About the Museum
Hildene was the summer home built by Robert Lincoln, the only surviving son of Abraham and Mary Todd Lincoln, at the turn of the 20th century. The name “Hildene” comes from two old English words: “hil” meaning hill and “dene,” meaning valley with stream. It was named based on their view of the Taconic Mountains to the west, Green Mountains to the east and the Battenkill flowing through the great valley of Vermont below, hill and valley with stream. Lincoln purchased the 392 acres of land when he was president of the Pullman Company, the largest manufacturing corporation in the country.
In 1975 the home was given to the Church of Christ, Scientist under the stipulation that it was maintained as a memorial to the Lincoln family. When the church realized they could not maintain it, community members won the right to purchase it and established a non-profit Friends of Hildene.

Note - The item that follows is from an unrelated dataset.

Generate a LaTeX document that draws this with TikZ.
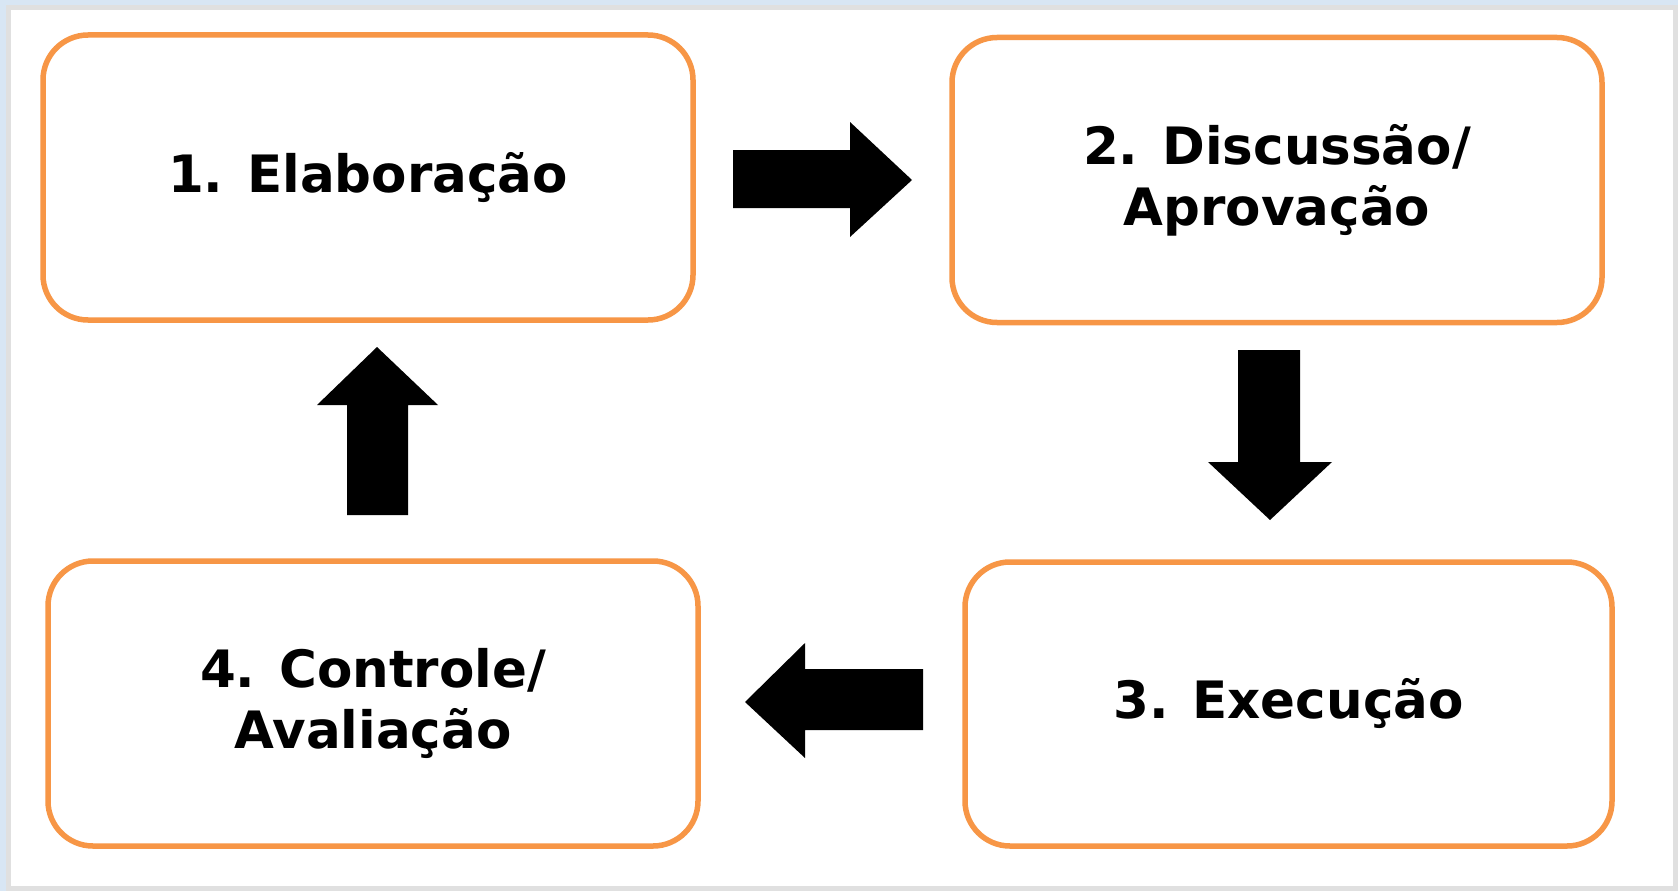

The home itself is a Georgian revival mansion, and includes 13 historic buildings with a formal garden and observatory. It also serves as a campus for environmental and agricultural education for high school students and includes a teaching greenhouse, composting facility, animal barn, vegetable gardens, apple orchard, and 600 foot floating wetland boardwalk. The agricultural project in the Dene embodies Hildene’s deep commitment to conservation, stewardship and sustainability and to its mission Values into Action.